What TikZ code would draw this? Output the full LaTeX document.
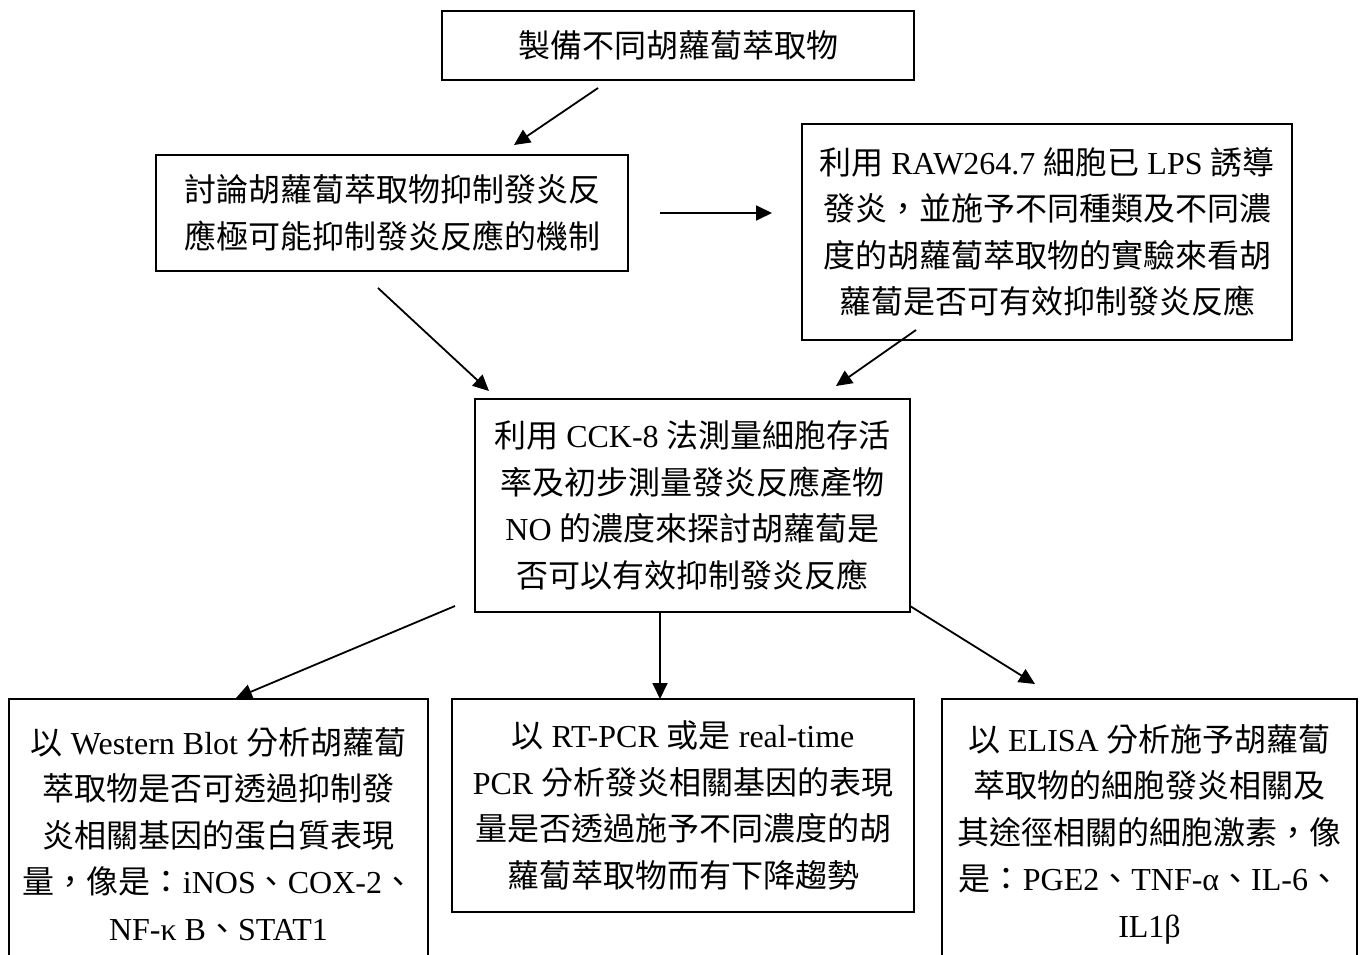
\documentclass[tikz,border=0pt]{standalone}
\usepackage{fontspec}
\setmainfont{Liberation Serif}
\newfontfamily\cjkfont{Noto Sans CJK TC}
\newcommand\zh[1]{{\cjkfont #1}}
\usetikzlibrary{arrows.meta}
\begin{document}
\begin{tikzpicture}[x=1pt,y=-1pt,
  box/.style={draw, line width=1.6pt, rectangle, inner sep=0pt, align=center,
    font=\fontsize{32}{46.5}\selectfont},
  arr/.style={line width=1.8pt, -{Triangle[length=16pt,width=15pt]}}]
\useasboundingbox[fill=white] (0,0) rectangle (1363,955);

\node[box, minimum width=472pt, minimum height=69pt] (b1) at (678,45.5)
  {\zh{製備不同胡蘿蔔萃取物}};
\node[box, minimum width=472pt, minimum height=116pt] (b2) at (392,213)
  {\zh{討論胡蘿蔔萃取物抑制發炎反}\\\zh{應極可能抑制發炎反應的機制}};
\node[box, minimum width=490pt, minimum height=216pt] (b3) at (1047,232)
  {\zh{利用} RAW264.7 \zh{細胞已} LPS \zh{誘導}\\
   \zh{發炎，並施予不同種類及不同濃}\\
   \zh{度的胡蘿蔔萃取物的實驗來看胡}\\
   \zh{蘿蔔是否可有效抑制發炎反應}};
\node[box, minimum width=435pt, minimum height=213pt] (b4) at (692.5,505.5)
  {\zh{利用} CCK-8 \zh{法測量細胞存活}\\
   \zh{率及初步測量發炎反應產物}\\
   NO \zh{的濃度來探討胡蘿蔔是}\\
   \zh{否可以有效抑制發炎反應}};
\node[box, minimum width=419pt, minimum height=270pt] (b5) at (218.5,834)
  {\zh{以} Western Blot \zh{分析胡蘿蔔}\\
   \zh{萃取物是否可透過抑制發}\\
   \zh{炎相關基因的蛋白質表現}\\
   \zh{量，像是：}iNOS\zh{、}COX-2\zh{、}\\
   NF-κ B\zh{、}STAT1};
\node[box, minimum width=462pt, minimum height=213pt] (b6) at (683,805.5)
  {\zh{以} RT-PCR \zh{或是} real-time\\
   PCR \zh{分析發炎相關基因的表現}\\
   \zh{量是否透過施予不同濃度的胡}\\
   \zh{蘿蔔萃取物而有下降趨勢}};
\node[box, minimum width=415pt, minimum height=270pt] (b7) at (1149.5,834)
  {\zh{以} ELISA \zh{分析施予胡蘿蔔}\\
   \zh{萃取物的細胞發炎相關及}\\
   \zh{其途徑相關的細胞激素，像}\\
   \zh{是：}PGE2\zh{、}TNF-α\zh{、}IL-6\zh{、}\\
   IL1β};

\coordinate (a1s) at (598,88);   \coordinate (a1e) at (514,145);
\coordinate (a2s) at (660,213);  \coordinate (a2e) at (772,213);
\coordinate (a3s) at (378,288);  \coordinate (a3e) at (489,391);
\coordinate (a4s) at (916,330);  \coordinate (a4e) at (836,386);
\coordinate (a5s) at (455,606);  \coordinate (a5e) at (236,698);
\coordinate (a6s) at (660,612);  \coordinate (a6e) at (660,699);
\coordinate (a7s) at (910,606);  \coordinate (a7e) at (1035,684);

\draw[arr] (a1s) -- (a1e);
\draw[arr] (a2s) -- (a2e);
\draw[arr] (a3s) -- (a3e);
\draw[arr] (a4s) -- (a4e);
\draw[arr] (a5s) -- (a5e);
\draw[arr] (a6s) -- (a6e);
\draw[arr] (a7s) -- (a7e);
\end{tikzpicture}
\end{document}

|---|

JOB: Restate the data above word for word. Skip every picture.

ANSWER:
What TikZ code would draw this? Output the full LaTeX document.
\documentclass[tikz,border=0pt]{standalone}
\usepackage{fontspec}
\setmainfont{Liberation Serif}
\newfontfamily\cjkfont{Noto Sans CJK TC}
\newcommand\zh[1]{{\cjkfont #1}}
\usetikzlibrary{arrows.meta}
\begin{document}
\begin{tikzpicture}[x=1pt,y=-1pt,
  box/.style={draw, line width=1.6pt, rectangle, inner sep=0pt, align=center,
    font=\fontsize{32}{46.5}\selectfont},
  arr/.style={line width=1.8pt, -{Triangle[length=16pt,width=15pt]}}]
\useasboundingbox[fill=white] (0,0) rectangle (1363,955);

\node[box, minimum width=472pt, minimum height=69pt] (b1) at (678,45.5)
  {\zh{製備不同胡蘿蔔萃取物}};
\node[box, minimum width=472pt, minimum height=116pt] (b2) at (392,213)
  {\zh{討論胡蘿蔔萃取物抑制發炎反}\\\zh{應極可能抑制發炎反應的機制}};
\node[box, minimum width=490pt, minimum height=216pt] (b3) at (1047,232)
  {\zh{利用} RAW264.7 \zh{細胞已} LPS \zh{誘導}\\
   \zh{發炎，並施予不同種類及不同濃}\\
   \zh{度的胡蘿蔔萃取物的實驗來看胡}\\
   \zh{蘿蔔是否可有效抑制發炎反應}};
\node[box, minimum width=435pt, minimum height=213pt] (b4) at (692.5,505.5)
  {\zh{利用} CCK-8 \zh{法測量細胞存活}\\
   \zh{率及初步測量發炎反應產物}\\
   NO \zh{的濃度來探討胡蘿蔔是}\\
   \zh{否可以有效抑制發炎反應}};
\node[box, minimum width=419pt, minimum height=270pt] (b5) at (218.5,834)
  {\zh{以} Western Blot \zh{分析胡蘿蔔}\\
   \zh{萃取物是否可透過抑制發}\\
   \zh{炎相關基因的蛋白質表現}\\
   \zh{量，像是：}iNOS\zh{、}COX-2\zh{、}\\
   NF-κ B\zh{、}STAT1};
\node[box, minimum width=462pt, minimum height=213pt] (b6) at (683,805.5)
  {\zh{以} RT-PCR \zh{或是} real-time\\
   PCR \zh{分析發炎相關基因的表現}\\
   \zh{量是否透過施予不同濃度的胡}\\
   \zh{蘿蔔萃取物而有下降趨勢}};
\node[box, minimum width=415pt, minimum height=270pt] (b7) at (1149.5,834)
  {\zh{以} ELISA \zh{分析施予胡蘿蔔}\\
   \zh{萃取物的細胞發炎相關及}\\
   \zh{其途徑相關的細胞激素，像}\\
   \zh{是：}PGE2\zh{、}TNF-α\zh{、}IL-6\zh{、}\\
   IL1β};

\coordinate (a1s) at (598,88);   \coordinate (a1e) at (514,145);
\coordinate (a2s) at (660,213);  \coordinate (a2e) at (772,213);
\coordinate (a3s) at (378,288);  \coordinate (a3e) at (489,391);
\coordinate (a4s) at (916,330);  \coordinate (a4e) at (836,386);
\coordinate (a5s) at (455,606);  \coordinate (a5e) at (236,698);
\coordinate (a6s) at (660,612);  \coordinate (a6e) at (660,699);
\coordinate (a7s) at (910,606);  \coordinate (a7e) at (1035,684);

\draw[arr] (a1s) -- (a1e);
\draw[arr] (a2s) -- (a2e);
\draw[arr] (a3s) -- (a3e);
\draw[arr] (a4s) -- (a4e);
\draw[arr] (a5s) -- (a5e);
\draw[arr] (a6s) -- (a6e);
\draw[arr] (a7s) -- (a7e);
\end{tikzpicture}
\end{document}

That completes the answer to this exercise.